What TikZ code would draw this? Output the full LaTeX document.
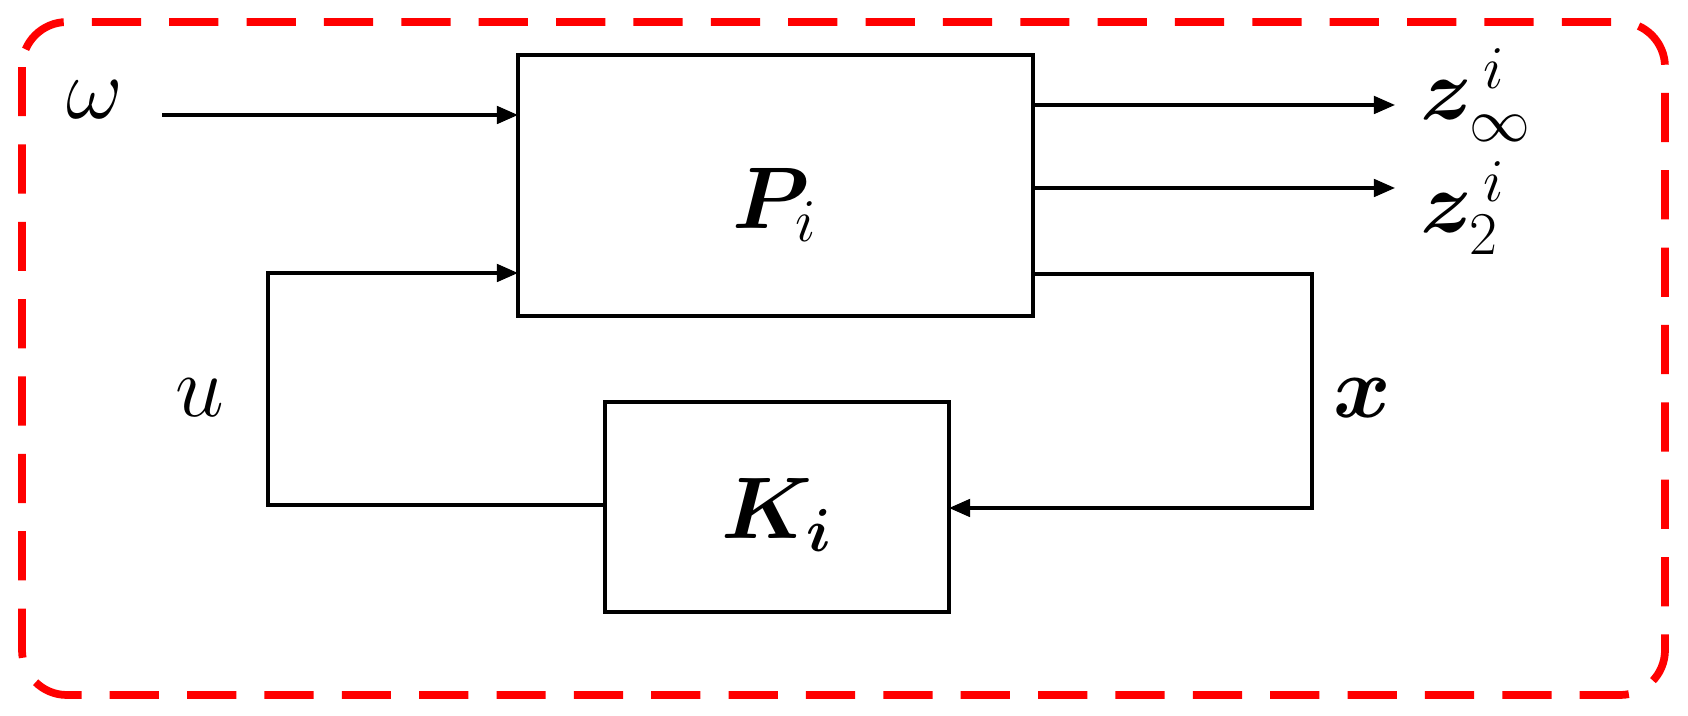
\documentclass[tikz,border=0pt]{standalone}
\usepackage{bm}
\usetikzlibrary{arrows.meta}
\begin{document}
\begin{tikzpicture}[x=0.01cm,y=-0.01cm,
  sig/.style={line width=0.9pt,-{Triangle[length=6pt,width=5pt]}},
  lbl/.style={font=\fontsize{26}{30}\selectfont}]
\useasboundingbox (0,0) rectangle (1688,716);
\draw[red,line width=2.2pt,dash pattern=on 14pt off 8pt,rounded corners=0.45cm] (22,22) rectangle (1665,695);
\draw[line width=0.9pt] (518,55) rectangle (1033,316);
\node[lbl] (Pl) at (775,205) {$\bm{P}_{i}$};
\draw[line width=0.9pt] (605,402) rectangle (949,612);
\node[lbl] (Kl) at (777,515) {$\bm{K}_{\bm{i}}$};
\coordinate (win) at (162,115); \coordinate (Pw) at (518,115);
\node[lbl] (w) at (95,100) {$\omega$};
\draw[sig] (win) -- (Pw);
\coordinate (Pz1) at (1033,105); \coordinate (z1e) at (1395,105);
\coordinate (Pz2) at (1033,188); \coordinate (z2e) at (1395,188);
\draw[sig] (Pz1) -- (z1e);
\draw[sig] (Pz2) -- (z2e);
\node[lbl,anchor=west,inner sep=0] (z1) at (1420,95) {$\bm{z}_{\infty}^{\,i}$};
\node[lbl,anchor=west,inner sep=0] (z2) at (1420,208) {$\bm{z}_{2}^{\,i}$};
\coordinate (Px) at (1033,274); \coordinate (Kx) at (949,508);
\draw[sig] (Px) -- (1312,274) -- (1312,508) -- (Kx);
\coordinate (Ku) at (605,505); \coordinate (Pu) at (518,273);
\draw[sig] (Ku) -- (268,505) -- (268,273) -- (Pu);
\node[lbl] (u) at (200,398) {$u$};
\node[lbl] (x) at (1362,398) {$\bm{x}$};
\end{tikzpicture}
\end{document}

▬▬▬▬▬▬

Direction
Reproduce every line precisely as given, omitting all pictures.

Worked solution
What TikZ code would draw this? Output the full LaTeX document.
\documentclass[tikz,border=0pt]{standalone}
\usepackage{bm}
\usetikzlibrary{arrows.meta}
\begin{document}
\begin{tikzpicture}[x=0.01cm,y=-0.01cm,
  sig/.style={line width=0.9pt,-{Triangle[length=6pt,width=5pt]}},
  lbl/.style={font=\fontsize{26}{30}\selectfont}]
\useasboundingbox (0,0) rectangle (1688,716);
\draw[red,line width=2.2pt,dash pattern=on 14pt off 8pt,rounded corners=0.45cm] (22,22) rectangle (1665,695);
\draw[line width=0.9pt] (518,55) rectangle (1033,316);
\node[lbl] (Pl) at (775,205) {$\bm{P}_{i}$};
\draw[line width=0.9pt] (605,402) rectangle (949,612);
\node[lbl] (Kl) at (777,515) {$\bm{K}_{\bm{i}}$};
\coordinate (win) at (162,115); \coordinate (Pw) at (518,115);
\node[lbl] (w) at (95,100) {$\omega$};
\draw[sig] (win) -- (Pw);
\coordinate (Pz1) at (1033,105); \coordinate (z1e) at (1395,105);
\coordinate (Pz2) at (1033,188); \coordinate (z2e) at (1395,188);
\draw[sig] (Pz1) -- (z1e);
\draw[sig] (Pz2) -- (z2e);
\node[lbl,anchor=west,inner sep=0] (z1) at (1420,95) {$\bm{z}_{\infty}^{\,i}$};
\node[lbl,anchor=west,inner sep=0] (z2) at (1420,208) {$\bm{z}_{2}^{\,i}$};
\coordinate (Px) at (1033,274); \coordinate (Kx) at (949,508);
\draw[sig] (Px) -- (1312,274) -- (1312,508) -- (Kx);
\coordinate (Ku) at (605,505); \coordinate (Pu) at (518,273);
\draw[sig] (Ku) -- (268,505) -- (268,273) -- (Pu);
\node[lbl] (u) at (200,398) {$u$};
\node[lbl] (x) at (1362,398) {$\bm{x}$};
\end{tikzpicture}
\end{document}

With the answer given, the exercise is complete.